Leading marine survey company Partrac recently provided key sea bed erosion data to the Scottish Association for Marine Science (SAMS), for a project funded by the Scottish Government since 2013, aimed at upgrading a fish waste dispersion model (NEWDEPOMOD) used by the Regulator to underpin the consenting process for the domestic aquaculture industry. The NEWDEPOMOD model will contribute to the industry’s growth strategy for aquaculture in Scotland to 2030, an ambitious, industry-led plan for sustainable growth across the entire aquaculture value chain.
Partrac worked in conjunction with scientists from SAMS, Oban, and led a series of offshore data collection programmes at 11 commercial marine aquaculture sites off the Scottish west coast. The work involved the use of benthic flume technology to measure seabed erosion parameters, which the model needs in order to compute waste erosion, settling and dispersion. Benthic flumes are devices that are deployed to rest on the seabed and can be used to apply a controlled flow stress onto the surface of submerged sediments, and thereby determine the stability directly. Two flumes of the Voyager series were deployed at fish farm sites collecting data on seabed erosion parameters at organically impacted locations.
Dr Kevin Black, Technical Director at Partrac said, “All models require input data to work properly, and it is key that data inputs from the real world are used in the model where possible so that they are as accurate as we can make them. The deployments of the flumes, in waters up to 40 m depth, has never been undertaken before at fish farm sites and the new data collected will now help us to improve the seabed erosion module within the NEWDEPOMOD model. Seabed erosion parameters for materials such as fish waste need to be measured as they cannot be derived any other way; this project, in particular, serves to illustrate our commitment to bringing innovation and technology to develop solutions for Clients”.

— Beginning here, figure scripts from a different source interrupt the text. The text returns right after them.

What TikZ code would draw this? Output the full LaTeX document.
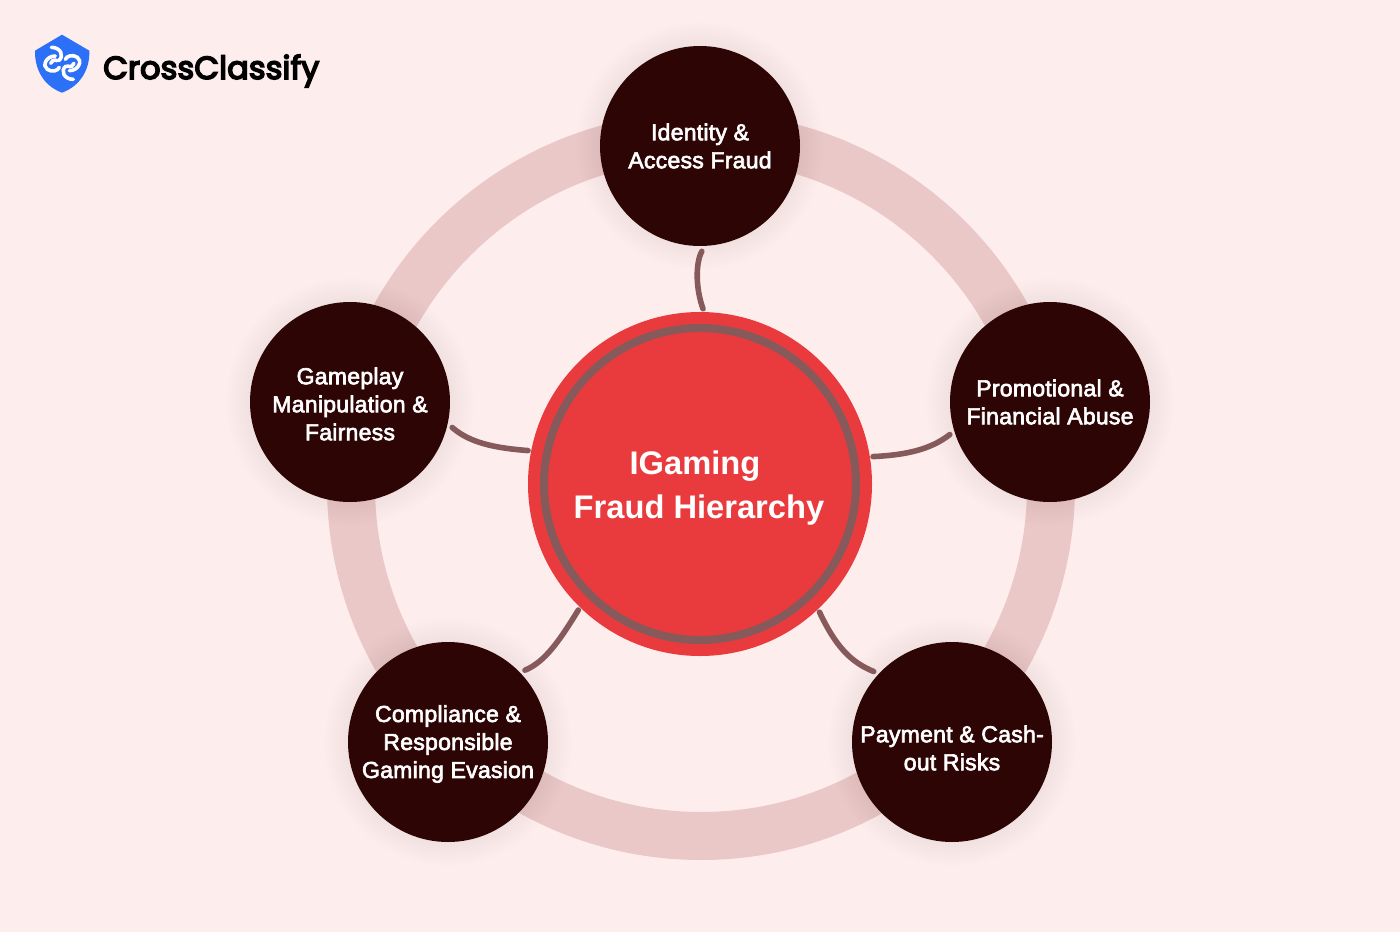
\documentclass[tikz,border=0pt]{standalone}
\usepackage{fontspec}
\setmainfont{Liberation Sans}[FakeBold=2.8,LetterSpace=1]
\newfontfamily\titlefont{Liberation Sans Bold}
\newfontfamily\logofont{Poppins}[FakeBold=5,LetterSpace=0.6]
\definecolor{bgc}{HTML}{FEEDED}
\definecolor{ringc}{HTML}{EBC8C8}
\definecolor{darkc}{HTML}{2E0505}
\definecolor{redc}{HTML}{E93B3D}
\definecolor{linkc}{HTML}{865A5A}
\definecolor{bluec}{HTML}{2B70F7}
\tikzset{
  hub/.style={circle,fill=darkc,draw=none,minimum size=150pt,inner sep=0pt,outer sep=4pt},
  hubtext/.style={text=white,align=center,font=\fontsize{17.3pt}{21pt}\selectfont,inner sep=0pt},
  core/.style={circle,fill=redc,draw=none,minimum size=258pt,inner sep=0pt,outer sep=2.4pt},
  titletext/.style={text=white,align=center,font=\titlefont\fontsize{24.5pt}{33pt}\selectfont,inner sep=0pt},
  link/.style={draw=linkc,line width=4.2pt,line cap=round},
  glyph/.style={draw=white,line width=2.7pt,line cap=round},
}
\newcommand{\softcircle}[3]{%
  \foreach \k in {1,...,12}{\fill[black,opacity=.004] (#1,#2) circle ({#3+2*\k});}}
\begin{document}
\begin{tikzpicture}[x=.75pt,y=-.75pt]
\useasboundingbox (0,0) rectangle (1400,932);
\fill[bgc] (0,0) rectangle (1400,932);
% ring glow
\foreach \k in {1,...,14}{\draw[black,opacity=.0012,line width={(48+6*\k)*.75pt}] (701,486) circle (350);}
\draw[ringc,line width=36pt] (701,486) circle (350);
% node glows
\softcircle{700}{146}{100}
\softcircle{1050}{402}{100}
\softcircle{952}{742}{100}
\softcircle{448}{742}{100}
\softcircle{350}{402}{100}
\node[core] (c) at (700,484) {};
\node[hub] (n1) at (700,146) {};
\node[hub] (n2) at (1050,402) {};
\node[hub] (n3) at (952,742) {};
\node[hub] (n4) at (448,742) {};
\node[hub] (n5) at (350,402) {};
\draw[linkc,line width=6pt] (c.center) circle (156);
\node[titletext] (ct) at (699,488) {IGaming\hspace*{6pt}\\Fraud Hierarchy};
\node[hubtext] (t1) at (700,146) {Identity \&\\Access Fraud};
\node[hubtext] (t2) at (1050,402) {Promotional \&\\Financial Abuse};
\node[hubtext] (t3) at (952,748) {Payment \& Cash-\\out Risks};
\node[hubtext] (t4) at (448,744) {Compliance \&\\Responsible\\Gaming Evasion};
\node[hubtext] (t5) at (350,404) {Gameplay\\Manipulation \&\\Fairness};
% connectors
\draw[link] (n1.271) .. controls (695,264) and (696,290) .. (c.89.7);
\draw[link] (c.9.2) .. controls (905,455) and (930,450) .. (n2.198);
\draw[link] (c.169) .. controls (495,448) and (470,443) .. (n5.-14.5);
\draw[link] (c.226) .. controls (560,640) and (545,662) .. (n4.43.5);
\draw[link] (c.-47.5) .. controls (835,645) and (850,662) .. (n3.138.8);
% logo
\begin{scope}[x=.25pt,y=-.25pt,shift={(22.5pt,-22.5pt)}]
\fill[bluec] (96,14) -- (178,62) .. controls (180,120) and (150,168) .. (96,188) .. controls (42,168) and (14,120) .. (15,62) -- cycle;
\draw[glyph] (64,52) .. controls (92,52) and (104,78) .. (86,92);
\draw[glyph] (76,78) .. controls (48,78) and (36,108) .. (52,118) .. controls (66,128) and (84,122) .. (88,112);
\draw[glyph] (62,100) .. controls (64,92) and (72,88) .. (82,92);
\draw[glyph] (130,148) .. controls (102,148) and (90,122) .. (108,108);
\draw[glyph] (118,122) .. controls (146,122) and (158,92) .. (142,82) .. controls (128,72) and (110,78) .. (106,88);
\draw[glyph] (132,100) .. controls (130,108) and (122,112) .. (112,108);
\end{scope}
\node[anchor=base west,inner sep=0pt,font=\logofont\fontsize{23.9pt}{30pt}\selectfont,text=black] (logo) at (103,79) {CrossClassify};
\end{tikzpicture}
\end{document}
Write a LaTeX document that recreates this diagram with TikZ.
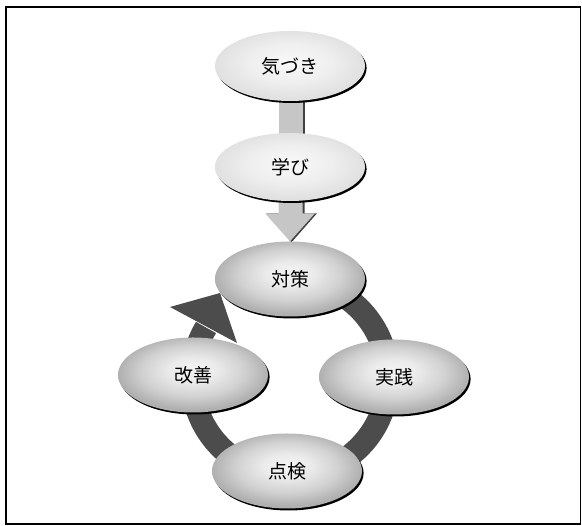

Aquaculture is an industry of growing importance in Scotland supporting around 8000 jobs and worth an estimated £650 million to the economy. Scotland’s National Marine Plan (NMP) sets out a national strategy to increase Marine finfish production (whole wet salmon, rainbow trout, halibut, brown/sea trout) from 179,755 tonnes (2015) to 210,000 tonnes, by 2020, while taking into account environmental protection. The Scottish Government consider that upgrading the DEPOMOD model will help developers and Regulators better understand the impact of fish farms on the sea bed, particularly as they develop further in higher energy locations – and the data provided by Partac is integral to the new model.